AU VENDEUR L’INTELLIGENCE, AU DIGITAL L’ARTIFICIEL


A l’heure de l’intelligence artificielle, la conquête de parts de marché pour un retailer ne passerait-elle pas par cette bonne vieille recette : l’expertise du vendeur ?

LA CONVERSION PASSE PAR LA CONVERSATION

Ah, le vendeur. Dieu sait si l’industrie du retail l’aura maltraité, voire oublié ces dernières décennies. On lui a dit que les consommateurs arrivaient plus experts que lui en magasin. On a créé des bornes pour compenser ses pseudos faiblesses. On a testé des robots vendeurs. Ces dernières années on a même créé des bots sensés guider bien mieux, bien plus intelligemment, bien plus efficacement, vers le bon produit. Et au final, on lui a donné toujours plus de tâches mécaniques sans aucun appel à son intelligence et à sa culture produit.

Le vendeur a vu le retail passer son énergie à vouloir compenser ses faiblesses sans jamais investir sur lui. Il est devenu un coût, plus un actif. Bien sûr, on vous imagine froncer les sourcils, vous trouvez ça un brin exagéré. Mais soyons honnêtes : Combien de retailers affirment à leur force de vente en pleine convention annuelle que ce sont eux qui font l’entreprise sans réellement y croire ? Combien ont mis en place « automatiquement » un projet de formation, parce que tout bon Directeur Général se doit d’avoir un plan pour montrer qu’il fait évoluer l’entreprise ? 

L’édition 2018 de l’étude Conquest nous rappelle brutalement que le meilleur levier de transformation reste la conversation. Et que la principale arme du mortar pour exister demain par rapport à l’ogre Amazon reste là aussi cette vieille recette : le vendeur.

En dépit de l’arsenal de moteurs de recommandations, de comparateurs et autres bots déployés par les pure players digitaux, la compétence attribuée à priori aux vendeurs des enseignes physiques dépasse dans toutes les catégories étudiées, et de très loin, les capacités de recommandation attribuées à priori aux enseignes digitales.
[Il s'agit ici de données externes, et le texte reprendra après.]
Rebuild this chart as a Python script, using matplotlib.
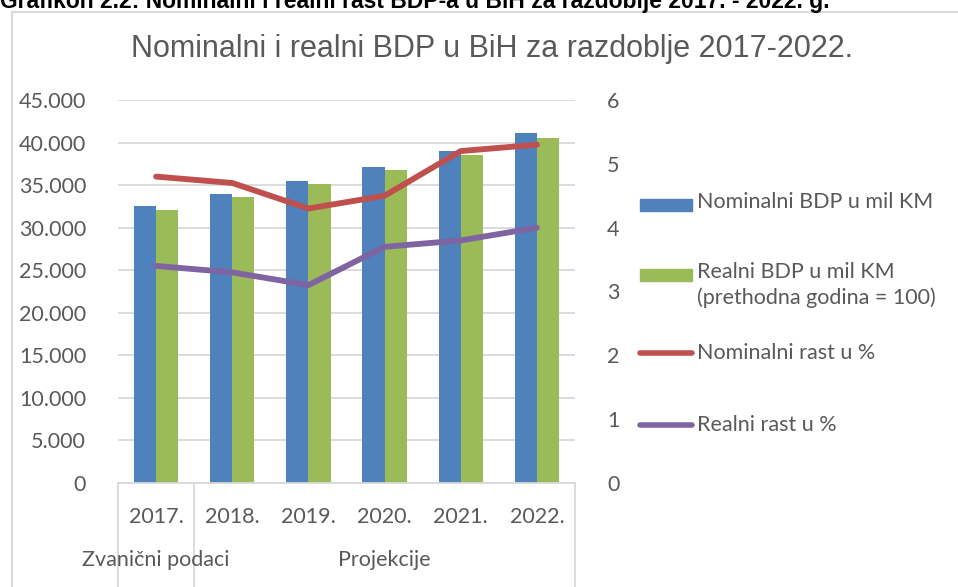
import matplotlib
matplotlib.use("Agg")
import matplotlib.pyplot as plt
import matplotlib.patches as patches
import matplotlib.transforms as mtransforms
from matplotlib.lines import Line2D
from matplotlib.ticker import FuncFormatter
import numpy as np

# data
years = ["2017.", "2018.", "2019.", "2020.", "2021.", "2022."]
groups = ["Zvanični podaci", "Projekcije"]
group_sizes = [1, 5]
nominal_bdp = [32500, 34000, 35500, 37100, 39000, 41100]
real_bdp = [32100, 33600, 35100, 36800, 38500, 40500]
nominal_growth = [4.8, 4.7, 4.3, 4.5, 5.2, 5.3]
real_growth = [3.4, 3.3, 3.1, 3.7, 3.8, 4.0]

header = "Grafikon 2.2: Nominalni i realni rast BDP-a u BiH za razdoblje 2017. - 2022. g."
title = "Nominalni i realni BDP u BiH za razdoblje 2017-2022."
labels = ["Nominalni BDP u mil KM", "Realni BDP u mil KM\n(prethodna godina = 100)",
          "Nominalni rast u %", "Realni rast u %"]

BLUE = "#4F81BD"
GREEN = "#9BBB59"
RED = "#C0504D"
PURPLE = "#8064A2"
TXT = "#595959"
GRID = "#D9D9D9"
FONT = ["Lato", "DejaVu Sans"]
FS = 15.5

W, H = 958, 587
fig = plt.figure(figsize=(W / 100, H / 100), dpi=100)

def fx(px):
    return px / W

def fy(py):
    return 1 - py / H

# chart area frame
frame = patches.Rectangle((fx(12), fy(592)), fx(962) - fx(12), fy(12) - fy(592),
                          transform=fig.transFigure, facecolor="white",
                          edgecolor=GRID, linewidth=1.5, zorder=-5)
fig.add_artist(frame)

# header, cut at the top edge as in the source document
fig.text(0.0, fy(8), header, fontsize=16.5, fontweight="bold",
         family=["Liberation Sans"], ha="left", va="baseline", color="black")

fig.text(fx(492), fy(49), title, fontsize=22, family=["Liberation Sans"],
         color=TXT, ha="center", va="center")

ax = fig.add_axes([fx(118), fy(483), fx(575) - fx(118), fy(100) - fy(483)])
ax.set_facecolor("none")
x = np.arange(len(years))
bw = 0.29
ax.bar(x - bw / 2, nominal_bdp, bw, color=BLUE, zorder=2)
ax.bar(x + bw / 2, real_bdp, bw, color=GREEN, zorder=2)
ax.set_ylim(0, 45000)
ax.set_xlim(-0.5, len(years) - 0.5)
ax.set_yticks(np.arange(0, 45001, 5000))
ax.yaxis.set_major_formatter(FuncFormatter(lambda v, p: "0" if v == 0 else f"{int(v):,}".replace(",", ".")))
ax.grid(axis="y", color=GRID, linewidth=1.3, zorder=0)
for s in ["top", "right", "left"]:
    ax.spines[s].set_visible(False)
ax.spines["bottom"].set_color(GRID)
ax.spines["bottom"].set_linewidth(1.3)
ax.tick_params(axis="y", length=0, pad=23, labelsize=FS, labelcolor=TXT)
ax.tick_params(axis="x", length=0, pad=17, labelsize=FS, labelcolor=TXT)
ax.set_xticks(x)
ax.set_xticklabels(years)
for t in ax.get_xticklabels() + ax.get_yticklabels():
    t.set_family(FONT)

# multi-level category axis
trans = mtransforms.blended_transform_factory(ax.transData, ax.transAxes)
edges = np.concatenate([[0], np.cumsum(group_sizes)]) - 0.5
for e in edges:
    ax.plot([e, e], [0, -0.3], transform=trans, color=GRID, linewidth=1.3, clip_on=False)
for g, a, b in zip(groups, edges[:-1], edges[1:]):
    ax.text((a + b) / 2, -0.2, g, transform=trans, ha="center", va="center",
            fontsize=FS, color=TXT, family=FONT)

ax2 = ax.twinx()
ax2.plot(x, nominal_growth, color=RED, linewidth=4.2, solid_capstyle="round", zorder=3)
ax2.plot(x, real_growth, color=PURPLE, linewidth=4.2, solid_capstyle="round", zorder=3)
ax2.set_ylim(0, 6)
ax2.set_yticks(range(0, 7))
for s in ["top", "right", "left", "bottom"]:
    ax2.spines[s].set_visible(False)
ax2.tick_params(axis="y", length=0, pad=23, labelsize=FS, labelcolor=TXT)
for t in ax2.get_yticklabels():
    t.set_family(FONT)

# legend drawn in figure coordinates
rows = [205, 275, 353, 425]
for i, (lab, yy) in enumerate(zip(labels, rows)):
    if i < 2:
        fig.add_artist(patches.Rectangle((fx(640), fy(yy + 6)), fx(692) - fx(640),
                                         fy(yy - 6) - fy(yy + 6),
                                         transform=fig.transFigure, color=[BLUE, GREEN][i]))
        fig.text(fx(697), fy(yy - 13), lab, fontsize=FS, color=TXT, family=FONT,
                 ha="left", va="top", linespacing=1.3)
    else:
        fig.add_artist(Line2D([fx(640), fx(692)], [fy(yy), fy(yy)], transform=fig.transFigure,
                              color=[RED, PURPLE][i - 2], linewidth=4, solid_capstyle="round"))
        fig.text(fx(697), fy(yy), lab, fontsize=FS, color=TXT, family=FONT,
                 ha="left", va="center")

fig.savefig("out.png", dpi=100)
Même le roi de la recommandation subit cette loi, puisque dans ses catégories historiques, les produits électroniques et les produits culturels, à peine 10 à 18 % des non fréquenteurs d’AMAZON lui attribuent des capacités de conseil et de recommandation d’achat. Des recommandations sur lesquelles les Français restent très suspicieux puisque 92% d’entre eux pensent que les avis clients ne sont pas tous authentiques, selon l’enquête Trusted Shops 2018.

20 FOIS MIEUX

En regard de cela, toutes les études montrent que les consommateurs sont plus susceptibles de passer à l’acte d’achat une fois qu’ils ont été conseillés par un vendeur spécialisé. Selon Xerfi, le taux de transformation serait même vingt fois meilleur en boutique qu’en ligne. Il est frappant du reste de voir qu’une industrie comme l’automobile, où le vendeur de voiture est souvent caricaturé comme un opportuniste ignorant, évolue grandement puisque Mini ou BMW appliquent à leurs points de vente ce qu’Apple a appliqué aux siens : des products genius, formés, entraînés, considérés par leur entreprise, sont dédiés à l’expertise produits et déconnectés de l’acte même de vente pour apporter au consommateur ce qu’il attend : une conversation plus qu’un exercice de vente.

L’étude Conquest nous rappelle une autre vérité brutale : La compétence perçue des vendeurs est un levier de croissance phénoménal puisqu’elle est étroitement corrélée avec l’envie d’acheter. Indépendamment de la catégorie, les deux premières enseignes en réputation de compétence des vendeurs sont ainsi toujours les leaders de leur catégorie sur l’envie d’acheter en magasin. Et pour certains c’est un levier de conquête incroyable : 57 % des non-fréquenteurs de DECATHLON estiment que ses vendeurs sont compétents, 55 % pour LEROY MERLIN, 54 % pour SEPHORA. Que des retailers puissants et en forme, qui sont aussi des « Best places to work » dans l’industrie.

L’avenir le dira, mais il est fort à parier que les retailers qui resteront droits dans leur bots sans investir dans l’humain en paieront les frais. Et plus que jamais, investir sur le vendeur, l’associer aux actions de l’entreprise, le traiter en ambassadeur aura un impact sur la transformation.